- [Objective]
Please reproduce exactly the lines between the line holding "Rebuild this chart as a Python" and the line holding "top_direction = 53.3", inclusive, leaving out any pictures.

- [Dataset extract]
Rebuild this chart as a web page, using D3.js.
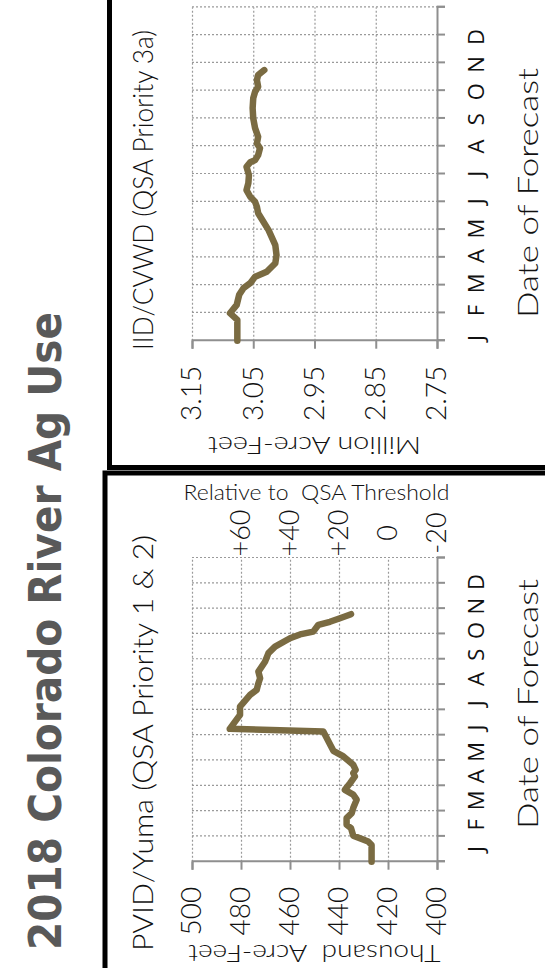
==
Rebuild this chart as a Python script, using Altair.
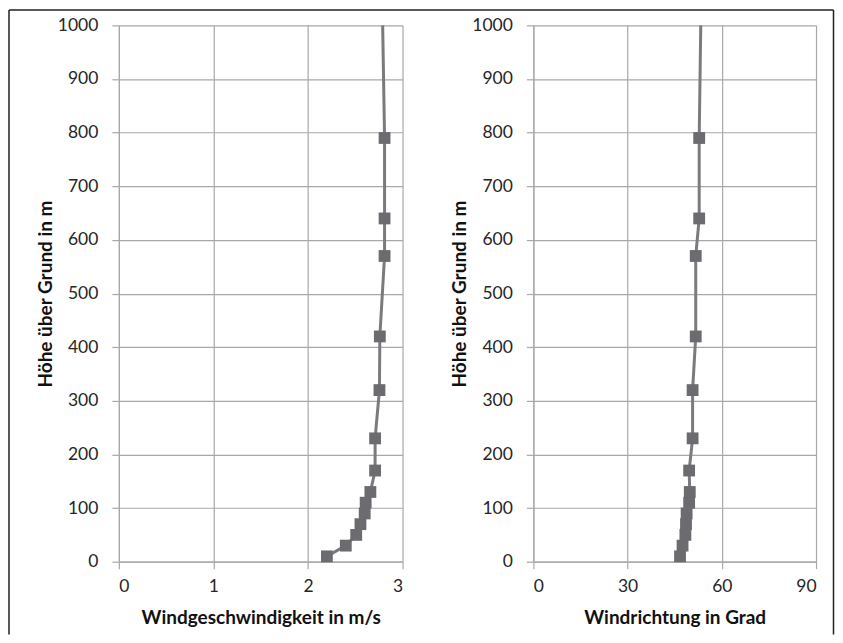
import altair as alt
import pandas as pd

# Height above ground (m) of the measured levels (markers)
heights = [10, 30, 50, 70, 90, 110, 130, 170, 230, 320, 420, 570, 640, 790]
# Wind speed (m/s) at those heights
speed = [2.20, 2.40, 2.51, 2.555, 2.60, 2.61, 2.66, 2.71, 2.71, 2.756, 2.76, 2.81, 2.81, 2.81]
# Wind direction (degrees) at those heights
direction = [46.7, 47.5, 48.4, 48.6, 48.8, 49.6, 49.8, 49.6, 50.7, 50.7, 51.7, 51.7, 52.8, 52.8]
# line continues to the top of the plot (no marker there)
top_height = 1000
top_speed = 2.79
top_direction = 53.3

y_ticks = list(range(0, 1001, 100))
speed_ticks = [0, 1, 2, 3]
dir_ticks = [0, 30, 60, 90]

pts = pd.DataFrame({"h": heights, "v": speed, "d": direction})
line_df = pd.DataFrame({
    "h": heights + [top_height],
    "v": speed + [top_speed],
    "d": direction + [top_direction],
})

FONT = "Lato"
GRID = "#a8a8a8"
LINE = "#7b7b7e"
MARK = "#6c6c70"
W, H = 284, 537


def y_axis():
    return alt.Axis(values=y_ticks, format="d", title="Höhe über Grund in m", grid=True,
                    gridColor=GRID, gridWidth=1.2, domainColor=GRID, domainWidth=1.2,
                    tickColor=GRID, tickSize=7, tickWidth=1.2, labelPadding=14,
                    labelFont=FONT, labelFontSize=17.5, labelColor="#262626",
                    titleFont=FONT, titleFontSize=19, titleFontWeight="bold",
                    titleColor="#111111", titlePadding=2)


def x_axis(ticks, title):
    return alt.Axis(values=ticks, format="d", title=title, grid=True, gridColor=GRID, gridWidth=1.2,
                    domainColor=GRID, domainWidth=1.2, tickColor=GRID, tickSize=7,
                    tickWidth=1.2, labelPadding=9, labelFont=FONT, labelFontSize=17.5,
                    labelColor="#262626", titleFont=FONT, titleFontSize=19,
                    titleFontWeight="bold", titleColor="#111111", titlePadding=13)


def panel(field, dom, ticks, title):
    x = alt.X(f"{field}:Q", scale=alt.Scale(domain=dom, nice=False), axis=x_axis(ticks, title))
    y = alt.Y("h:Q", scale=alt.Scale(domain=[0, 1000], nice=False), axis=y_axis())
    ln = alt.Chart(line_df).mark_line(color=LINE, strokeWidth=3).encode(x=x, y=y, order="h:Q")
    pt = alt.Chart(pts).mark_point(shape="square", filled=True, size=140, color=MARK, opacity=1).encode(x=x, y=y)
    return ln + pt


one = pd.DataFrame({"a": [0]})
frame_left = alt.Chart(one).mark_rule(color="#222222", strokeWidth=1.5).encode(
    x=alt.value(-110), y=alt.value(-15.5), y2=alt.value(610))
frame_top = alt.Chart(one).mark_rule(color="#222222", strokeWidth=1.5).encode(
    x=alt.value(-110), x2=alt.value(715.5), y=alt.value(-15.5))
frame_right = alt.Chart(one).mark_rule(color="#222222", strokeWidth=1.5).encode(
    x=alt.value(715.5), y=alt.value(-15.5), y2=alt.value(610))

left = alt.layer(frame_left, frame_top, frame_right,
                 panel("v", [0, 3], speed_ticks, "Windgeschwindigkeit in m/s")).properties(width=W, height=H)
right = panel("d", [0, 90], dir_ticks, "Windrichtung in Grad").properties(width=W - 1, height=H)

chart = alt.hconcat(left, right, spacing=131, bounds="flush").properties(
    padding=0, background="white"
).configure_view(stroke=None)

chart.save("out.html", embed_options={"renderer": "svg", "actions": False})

- [Exercise output]
Rebuild this chart as a Python script, using Altair.
import altair as alt
import pandas as pd

# Height above ground (m) of the measured levels (markers)
heights = [10, 30, 50, 70, 90, 110, 130, 170, 230, 320, 420, 570, 640, 790]
# Wind speed (m/s) at those heights
speed = [2.20, 2.40, 2.51, 2.555, 2.60, 2.61, 2.66, 2.71, 2.71, 2.756, 2.76, 2.81, 2.81, 2.81]
# Wind direction (degrees) at those heights
direction = [46.7, 47.5, 48.4, 48.6, 48.8, 49.6, 49.8, 49.6, 50.7, 50.7, 51.7, 51.7, 52.8, 52.8]
# line continues to the top of the plot (no marker there)
top_height = 1000
top_speed = 2.79
top_direction = 53.3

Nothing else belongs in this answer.